Even the county reeve is on board.
“We believe that this kind of system helps a county gain control of its own fuel supply for heat and it also allows the opportunity to utilize effluent from our lagoons and utilize that material in a much better way than just releasing it into the environment,” says Don Gregorwich, the reeve for Camrose COunty.
“It’s much the same way in that people used to think of manure as a waste of time until we realized it was a tremendously valuable fertilizer. That’s what we have here.”
While this idea started in Europe it has taken the work of scientists like Krygier and progressive public servants like Gerlitz to bring this idea to Alberta. It’s a local, small-scale, appropriate solution for a wide swath of Canadian municipalities.
“I’m very optimistic that we’ll see this widely applied because we’re getting lots of interest from rural municipalities, small ones, that are looking for creative and innovative solutions to their problems,” says Krygier.
“A lot of them are farming communities, they know about growing things, they understand the potential and I think they see integration like Camrose County did between the wastewater treatment, the biomass production and an end use that gives them another opportunity in the end.”

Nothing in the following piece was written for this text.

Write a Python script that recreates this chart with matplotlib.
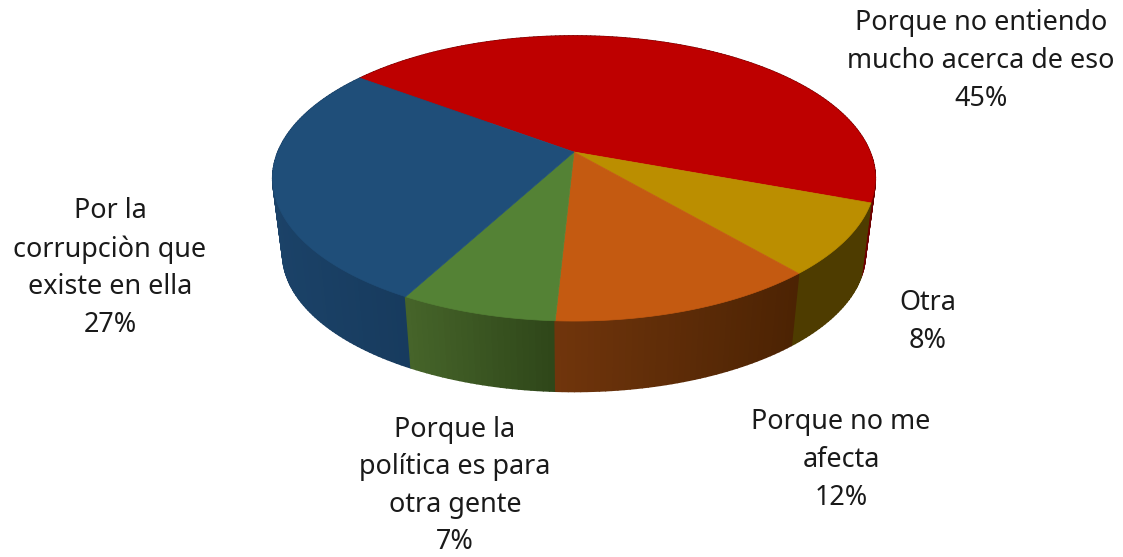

It’s only by bringing it all together and considering the system as a whole that you really see the benefits. It’s not just the waste treatment, it’s also the savings on lagoon upgrades and improvements in water quality and biodiversity. It’s not just the biomass boiler, it’s the hedge against natural gas spikes and keeping jobs in the community.
Krygier is also enthusiastic about bio-ethanol and liquid fuels. Keep your eye on the humble willow, it might be capable of more than you might think.